What It Means For Its Rivals
Will it threaten the likes of LinkedIn, Yelp, Foursquare and other social media speciality networks? The answer to that is at the moment, no. Unlike these sites, Facebook’s search data is very much dependent upon what you put into it and that is both its greatest strength and weakness. While you’re always going to like content and post photos, you don’t really have a reason to share what job you have, where you checked in and what your relationship status is.
At the moment, Facebook hasn’t given users a good enough reason to enter in this type of data and will spend the next few months trying to convince you to do this or more likely, find other ways to derive this information from you. A way it could get past this is to team up with some of these social networks and sites to derive more information from them.
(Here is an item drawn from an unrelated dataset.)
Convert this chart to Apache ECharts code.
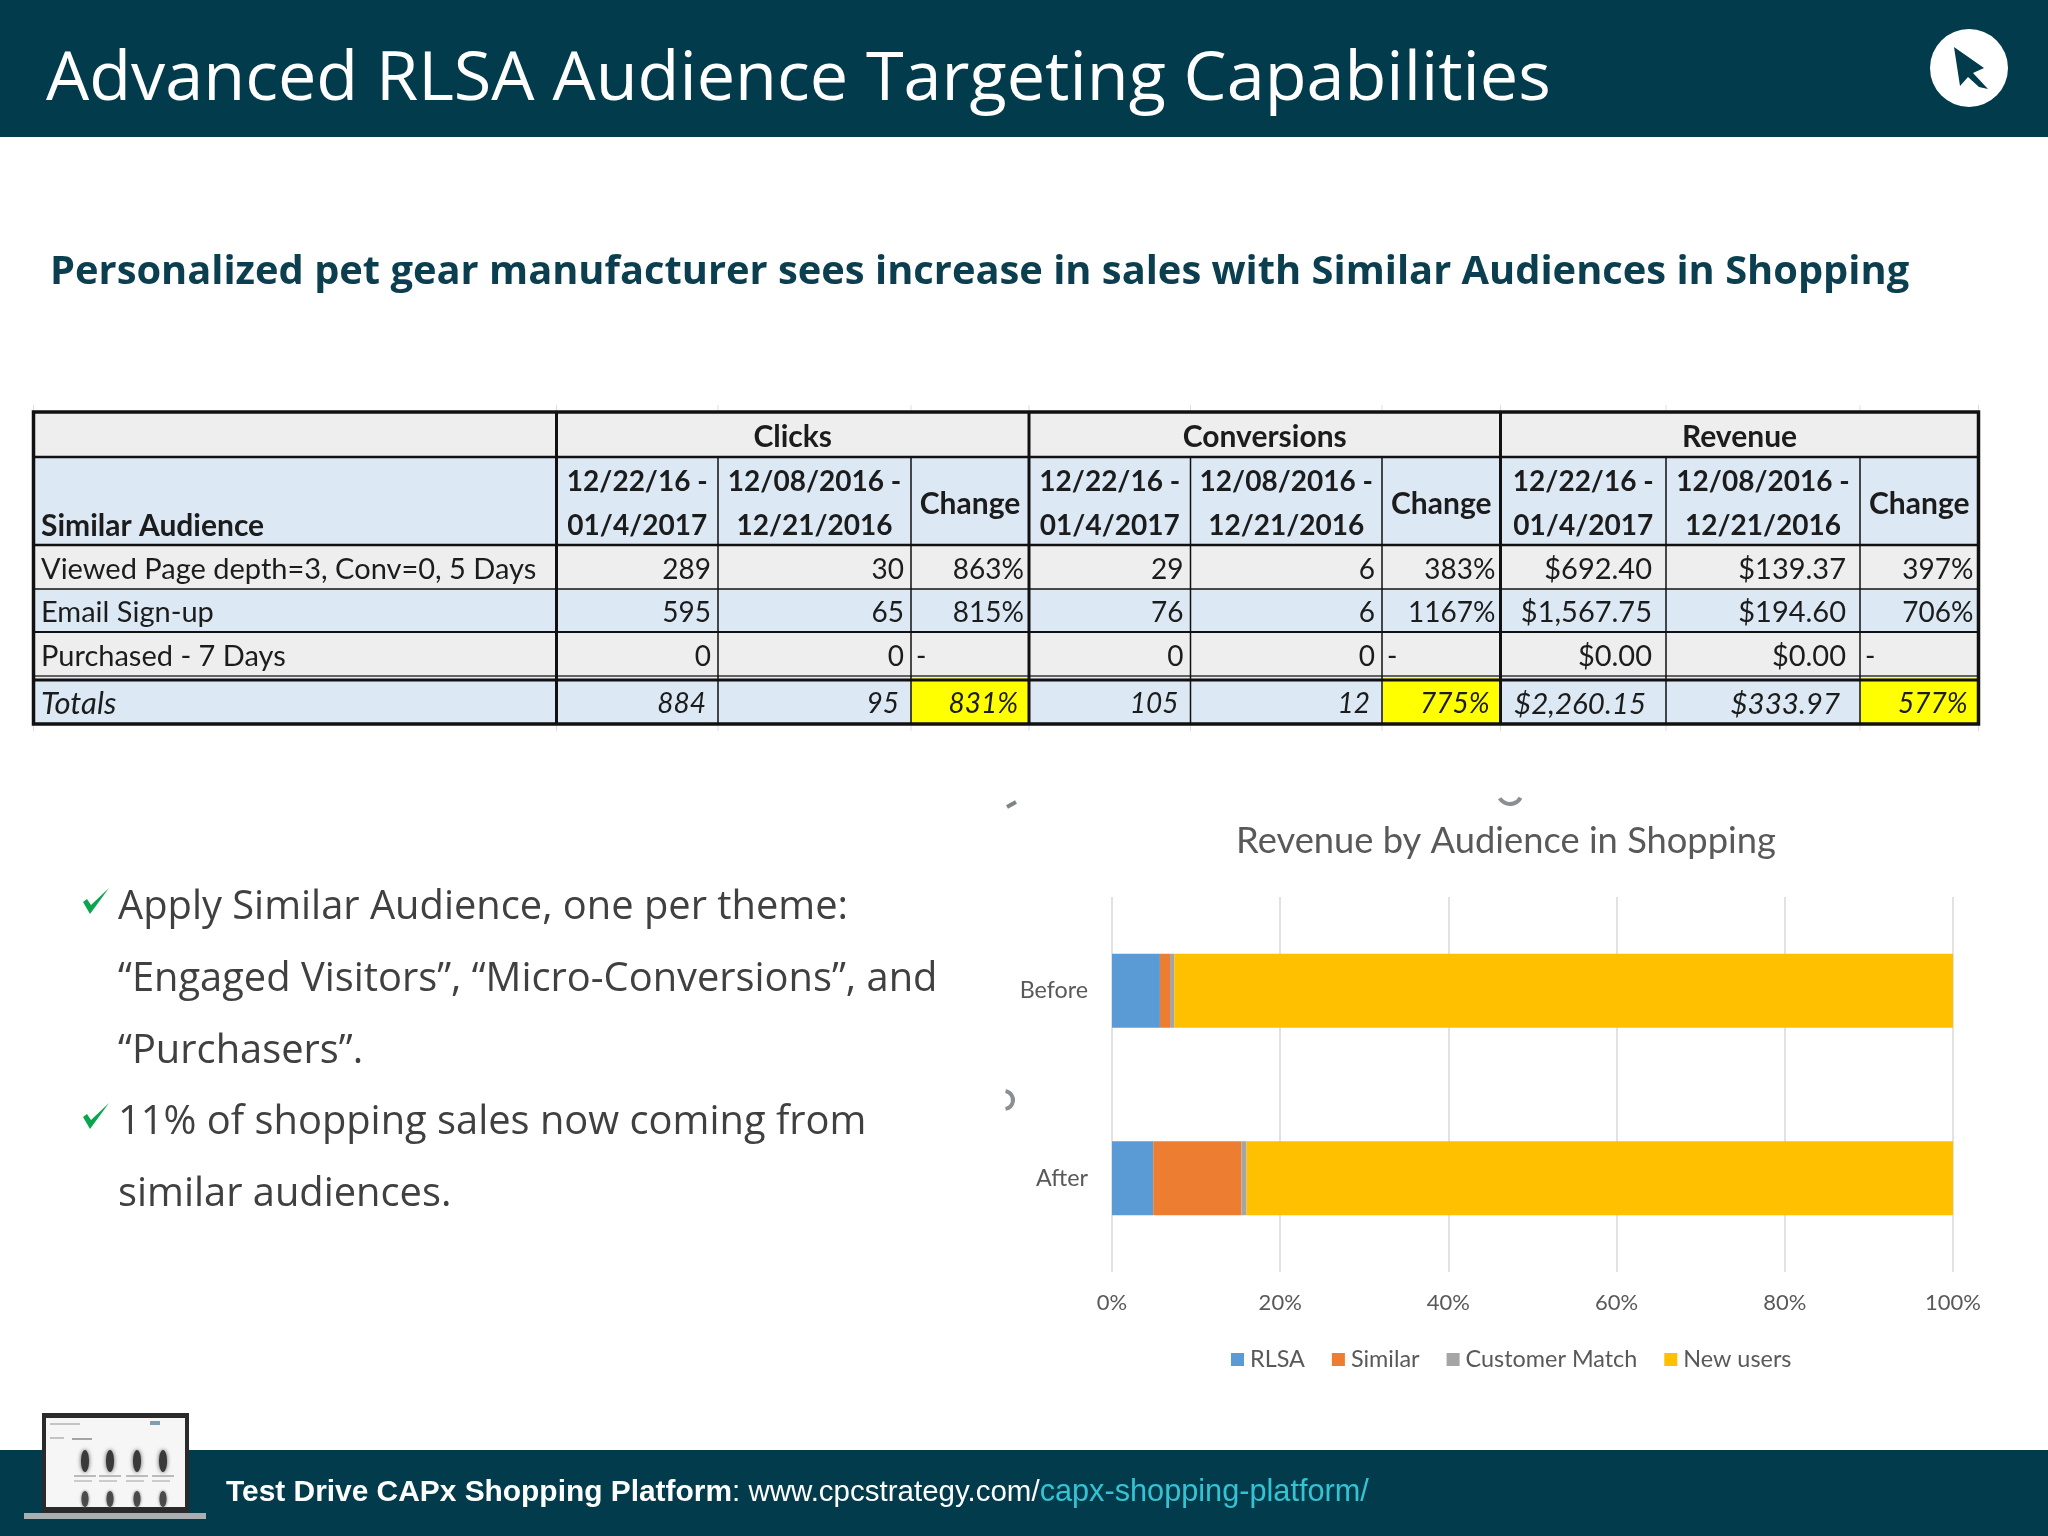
<!DOCTYPE html>
<html lang="en">
<head>
    <meta charset="UTF-8">
    <title>Advanced RLSA Audience Targeting Capabilities</title>
    <style>
        html, body { margin: 0; padding: 0; background: #fff; }
    </style>
</head>
<body>
<div id="main" style="width: 2048px;height: 1536px;"></div>
<script src="https://cdn.jsdelivr.net/npm/echarts@6/dist/echarts.min.js"></script>
<script>
    // chart data
    var chartCategories = ['Before', 'After'];
    var rlsaShare = [5.7, 4.9];
    var similarShare = [1.2, 10.5];
    var customerMatchShare = [0.5, 0.6];
    var newUsersShare = [92.6, 84];
    var axisTicks = [0, 20, 40, 60, 80, 100];

    // table data
    var tableGroups = ['Clicks', 'Conversions', 'Revenue'];
    var tableFirstHeader = 'Similar Audience';
    var rangeNew = ['12/22/16 -', '01/4/2017'];
    var rangeOld = ['12/08/2016 -', '12/21/2016'];
    var changeHeader = 'Change';
    var audienceRows = ['Viewed Page depth=3, Conv=0, 5 Days', 'Email Sign-up', 'Purchased - 7 Days', 'Totals'];
    var clicksNew = ['289', '595', '0', '884'];
    var clicksOld = ['30', '65', '0', '95'];
    var clicksChange = ['863%', '815%', '-', '831%'];
    var conversionsNew = ['29', '76', '0', '105'];
    var conversionsOld = ['6', '6', '0', '12'];
    var conversionsChange = ['383%', '1167%', '-', '775%'];
    var revenueNew = ['$692.40', '$1,567.75', '$0.00', '$2,260.15'];
    var revenueOld = ['$139.37', '$194.60', '$0.00', '$333.97'];
    var revenueChange = ['397%', '706%', '-', '577%'];

    // slide text
    var slideTitle = 'Advanced RLSA Audience Targeting Capabilities';
    var slideSubtitle = 'Personalized pet gear manufacturer sees increase in sales with Similar Audiences in Shopping';
    var bulletLines = [
        'Apply Similar Audience, one per theme:',
        '\u201cEngaged Visitors\u201d, \u201cMicro-Conversions\u201d, and',
        '\u201cPurchasers\u201d.',
        '11% of shopping sales now coming from',
        'similar audiences.'
    ];
    var bulletChecks = [0, 3];

    var DARK = '#023c4c';
    var TABLE_FONT = 'Lato, Carlito, sans-serif';
    var colX = [33.5, 556.5, 718, 911, 1029, 1190.5, 1382, 1500.5, 1666, 1860, 1978.5];
    var rowY = [412, 457, 545, 589, 632, 678, 724];
    var rowMid = [570, 613, 657, 704];
    var bulletY = [908, 980, 1052, 1123, 1195];
    var BLUE = '#dce9f5', GREY = '#efeeee';

    var g = [];

    function rect(x, y, w, h, fill) {
        g.push({type: 'rect', silent: true, shape: {x: x, y: y, width: w, height: h}, style: {fill: fill}});
    }

    function line(x1, y1, x2, y2, w, color) {
        g.push({
            type: 'line', silent: true, shape: {x1: x1, y1: y1, x2: x2, y2: y2},
            style: {stroke: color || '#111', lineWidth: w}
        });
    }

    function text(str, x, y, font, fill, align) {
        g.push({
            type: 'text', silent: true, x: x, y: y,
            style: {text: str, font: font, fill: fill, textAlign: align || 'left', textVerticalAlign: 'middle'}
        });
    }

    // header and footer bands
    rect(0, 0, 2048, 137, DARK);
    rect(0, 1450, 2048, 86, DARK);
    text(slideTitle, 46, 81, '68.4px "Open Sans"', '#fff');
    text(slideSubtitle, 50, 272.5, 'bold 39.85px "Open Sans"', '#0b3f4f');

    // logo
    g.push({type: 'circle', silent: true, shape: {cx: 1969, cy: 68, r: 39}, style: {fill: '#fff'}});
    g.push({
        type: 'polygon', silent: true,
        shape: {points: [[1954, 47], [1984, 68], [1973, 73], [1988, 89], [1979, 87], [1968, 77], [1960, 86]]},
        style: {fill: DARK}
    });

    // table
    var rowFills = [GREY, BLUE, GREY, BLUE, GREY, BLUE];
    rowFills.forEach(function (fill, i) {
        rect(colX[0], rowY[i], colX[10] - colX[0], rowY[i + 1] - rowY[i], fill);
    });
    [4, 7, 10].forEach(function (i) {
        rect(colX[i - 1], rowY[5], colX[i] - colX[i - 1], rowY[6] - rowY[5], '#ffff00');
    });

    // faint tick marks around the pasted table
    colX.forEach(function (x) {
        line(x, 405, x, 411, 1, '#dddddd');
        line(x, 725, x, 731, 1, '#dddddd');
    });

    // rules
    line(colX[0], rowY[1], colX[10], rowY[1], 2.5);
    line(colX[0], rowY[2], colX[10], rowY[2], 2.5);
    line(colX[0], rowY[3], colX[10], rowY[3], 1.5);
    line(colX[0], rowY[4], colX[10], rowY[4], 2);
    line(colX[0], 676, colX[10], 676, 1.5, '#333');
    line(colX[0], 680, colX[10], 680, 3);
    [2, 3, 5, 6, 8, 9].forEach(function (i) {
        line(colX[i], rowY[1], colX[i], rowY[6], 1.5);
    });
    [1, 4, 7].forEach(function (i) {
        line(colX[i], rowY[0], colX[i], rowY[6], 3);
    });
    g.push({
        type: 'rect', silent: true,
        shape: {x: colX[0], y: rowY[0], width: colX[10] - colX[0], height: rowY[6] - rowY[0]},
        style: {fill: 'none', stroke: '#111', lineWidth: 3.5}
    });

    // table text
    var HEAD = 'bold 30px ' + TABLE_FONT;
    var DATES = 'bold 28px ' + TABLE_FONT;
    var BODY = '28px ' + TABLE_FONT;
    var LABEL = '29px ' + TABLE_FONT;
    var ITALIC = 'italic 28px ' + TABLE_FONT;
    var INK = '#1c1c1c';
    tableGroups.forEach(function (name, i) {
        var left = colX[1 + i * 3], right = colX[4 + i * 3];
        text(name, (left + right) / 2, 437, HEAD, INK, 'center');
        [rangeNew, rangeOld].forEach(function (range, j) {
            var mid = (colX[1 + i * 3 + j] + colX[2 + i * 3 + j]) / 2;
            text(range[0], mid, 482, DATES, INK, 'center');
            text(range[1], mid, 526, DATES, INK, 'center');
        });
        text(changeHeader, (colX[3 + i * 3] + right) / 2, 504, HEAD, INK, 'center');
    });
    text(tableFirstHeader, 41, 526, HEAD, INK);
    audienceRows.forEach(function (name, r) {
        text(name, 41, rowMid[r], r === 3 ? 'italic 31px ' + TABLE_FONT : LABEL, INK);
    });
    var valueColumns = [
        clicksNew, clicksOld, clicksChange,
        conversionsNew, conversionsOld, conversionsChange,
        revenueNew, revenueOld, revenueChange
    ];
    var valueRight = [7, 7, 5, 7, 7, 5, 14, 14, 5];
    var totalRight = [12, 12, 11, 12, 12, 11, 20, 20, 11];
    valueColumns.forEach(function (col, c) {
        col.forEach(function (val, r) {
            var money = c === 6 || c === 7;
            var font = r === 3 ? (money ? 'italic 29.5px ' + TABLE_FONT : ITALIC) : (money ? LABEL : BODY);
            if (val === '-') {
                text(val, colX[c + 1] + 5, rowMid[r], font, INK);
            } else {
                var pad = r === 3 ? totalRight[c] : valueRight[c];
                text(val, colX[c + 2] - pad, rowMid[r], font, INK, 'right');
            }
        });
    });

    // bullets
    bulletLines.forEach(function (str, i) {
        text(str, 118, bulletY[i], '39.85px "Open Sans"', '#404040');
    });
    bulletChecks.forEach(function (i) {
        var y = bulletY[i];
        g.push({
            type: 'polygon', silent: true,
            shape: {points: [[83, y - 6], [87, y - 9], [91, y - 3], [109, y - 20], [90, y + 6]]},
            style: {fill: '#0aa64f'}
        });
    });

    // cut-off chart selection handles
    line(1007, 807, 1016, 802, 4, '#7f8487');
    [[1510, 792, 12, 0.5, 2.6], [1004, 1100, 9, -1.4, 1.4]].forEach(function (a) {
        g.push({
            type: 'arc', silent: true,
            shape: {cx: a[0], cy: a[1], r: a[2], startAngle: a[3], endAngle: a[4]},
            style: {stroke: '#8a8f92', lineWidth: 4, fill: 'none'}
        });
    });

    // laptop thumbnail
    rect(42, 1413, 147, 101, '#2a2a2a');
    rect(46, 1418, 139, 89, '#f6f6f6');
    rect(24, 1513, 182, 6, '#a9aeb1');
    [85, 110, 137, 163].forEach(function (x) {
        g.push({
            type: 'ellipse', silent: true, shape: {cx: x, cy: 1461, rx: 4, ry: 11},
            style: {fill: '#3a3a3a', shadowBlur: 4, shadowColor: '#555'}
        });
        g.push({
            type: 'ellipse', silent: true, shape: {cx: x, cy: 1499, rx: 3.5, ry: 8},
            style: {fill: '#4a4a4a', shadowBlur: 3, shadowColor: '#666'}
        });
        rect(x - 11, 1475, 22, 2, '#bbbbbb');
        rect(x - 11, 1480, 18, 2, '#cccccc');
    });
    rect(50, 1423, 30, 2, '#c4c4c4');
    rect(150, 1421, 10, 4, '#7f9fb0');
    rect(50, 1437, 14, 2, '#c4c4c4');
    rect(72, 1438, 20, 2, '#a4a4a4');

    // footer text
    g.push({
        type: 'text', silent: true, x: 226, y: 1492.5,
        style: {
            text: '{b|Test Drive CAPx Shopping Platform}{w|: www.cpcstrategy.com/}{t|capx-shopping-platform/}',
            textVerticalAlign: 'middle',
            rich: {
                b: {font: 'bold 29.9px "Liberation Sans"', fill: '#fff', color: '#fff'},
                w: {font: '29.5px "Liberation Sans"', fill: '#fff', color: '#fff'},
                t: {font: '30.7px "Liberation Sans"', fill: '#35c3d3', color: '#35c3d3'}
            }
        }
    });

    function barSeries(name, values, color) {
        return {
            name: name, type: 'bar', stack: 'share', data: values, barWidth: 74,
            itemStyle: {color: color}, silent: true
        };
    }

    var myChart = echarts.init(document.getElementById('main'));
    myChart.setOption({
        animation: false,
        backgroundColor: '#fff',
        textStyle: {fontFamily: TABLE_FONT},
        title: {
            text: 'Revenue by Audience in Shopping',
            left: 1501, top: 818, textAlign: 'center',
            textStyle: {fontSize: 36.3, fontWeight: 'normal', color: '#595959', fontFamily: TABLE_FONT}
        },
        legend: {
            left: 1226, top: 1343, itemWidth: 13, itemHeight: 13, itemGap: 27,
            icon: 'rect',
            textStyle: {fontSize: 23.4, color: '#595959', padding: [0, 0, 0, 1]},
            data: ['RLSA', 'Similar', 'Customer Match', 'New users']
        },
        grid: {left: 1112, right: 95, top: 897, height: 375},
        xAxis: {
            type: 'value', min: axisTicks[0], max: axisTicks[5], interval: 20,
            axisLine: {show: false}, axisTick: {show: false},
            splitLine: {lineStyle: {color: '#d9d9d9', width: 1.5}},
            axisLabel: {formatter: '{value}%', fontSize: 22, color: '#595959', margin: 20}
        },
        yAxis: {
            type: 'category', inverse: true, data: chartCategories,
            axisLine: {show: false}, axisTick: {show: false},
            axisLabel: {fontSize: 23.3, color: '#595959', margin: 24}
        },
        series: [
            barSeries('RLSA', rlsaShare, '#5b9bd5'),
            barSeries('Similar', similarShare, '#ed7d31'),
            barSeries('Customer Match', customerMatchShare, '#a5a5a5'),
            barSeries('New users', newUsersShare, '#ffc000')
        ],
        graphic: {elements: g}
    });
</script>
</body>
</html>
Since many people use Facebook to sign into other sites, the scope for cross-platform data is already there if they don’t already have an open graph app.
Instead, what Graph Search will provide are clues in improving the user experience through contextualised search results. It will be a while before Facebook can competently mine that data to show job opportunities, restaurant suggestions, dating, etc., but there’s nothing to say this mightn’t be possible in the future.
In Summary
Graph Search clearly has a long way to go before it begins to resemble the finished product, but like all things, it will take time. Google didn’t become the search juggernaut it is overnight, it took years of refinement and improvement to get to where it is today and even then, it’s still improving and tweaking the service to ensure the best possible search results. Facebook’s two main problems is extending its results beyond the ‘Like’ button and encouraging regular users to share more, but even without that, it still has a significant amount of data to work with before these problems become an issue.